OneTrust is built for organizations that already have dedicated compliance staff and are serious about managing regulatory risk at scale. The platform requires real setup time, and its value compounds when an organization has enough AI systems in use to justify the infrastructure.

Demand for the platform skews heavily toward large enterprises. Financial services, healthcare, and professional services are the most active sectors. An analysis of AI governance job postings — the roles that would typically own a tool like OneTrust — found that 72% come from companies with more than 10,000 employees.
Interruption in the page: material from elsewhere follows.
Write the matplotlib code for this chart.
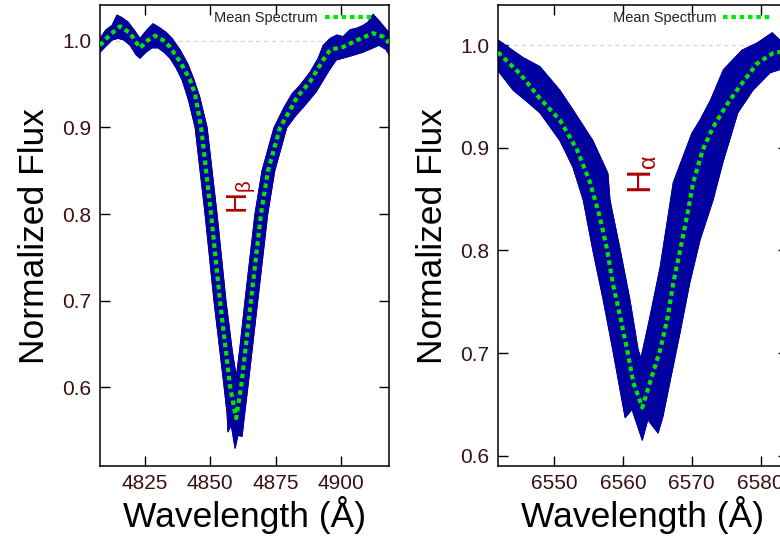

If you work in a smaller organization or a team where one person handles compliance alongside other responsibilities, OneTrust is probably not the right starting point. The same governance work can be done with spreadsheets and documented processes at smaller scale. OneTrust's value is automating and auditing that work at a scale where manual approaches break down.

What It Does Not Solve

OneTrust can tell you what AI systems are running and whether they have been assessed against applicable rules. It cannot tell you whether those systems are making good decisions.

The actual judgment calls — whether a given AI tool carries acceptable risk for your specific use case, whether a vendor's contract terms are defensible, whether a particular model's outputs should be trusted for a given task — still require people with knowledge of the organization and the regulatory context. OneTrust gives compliance teams better information and a more organized workflow. It does not replace the professionals doing that work.

That distinction matters because some organizations buy compliance software as a substitute for building real governance. A documented inventory of AI tools that no one reviews is not governance. The software is only as useful as the people and processes behind it.

The AI Decoded Read

OneTrust is a useful example of how AI governance is becoming an operational problem rather than a policy one. The tools organizations are buying are not primarily about writing better policies. They are about knowing what is running, who owns it, and what happens when something goes wrong.

Whether OneTrust is the right fit for a specific organization depends heavily on size, regulatory exposure, and how many AI systems are already in use. As a category, governance platforms like it are likely to become standard infrastructure for any large organization running AI at scale — the way security and identity tools are today.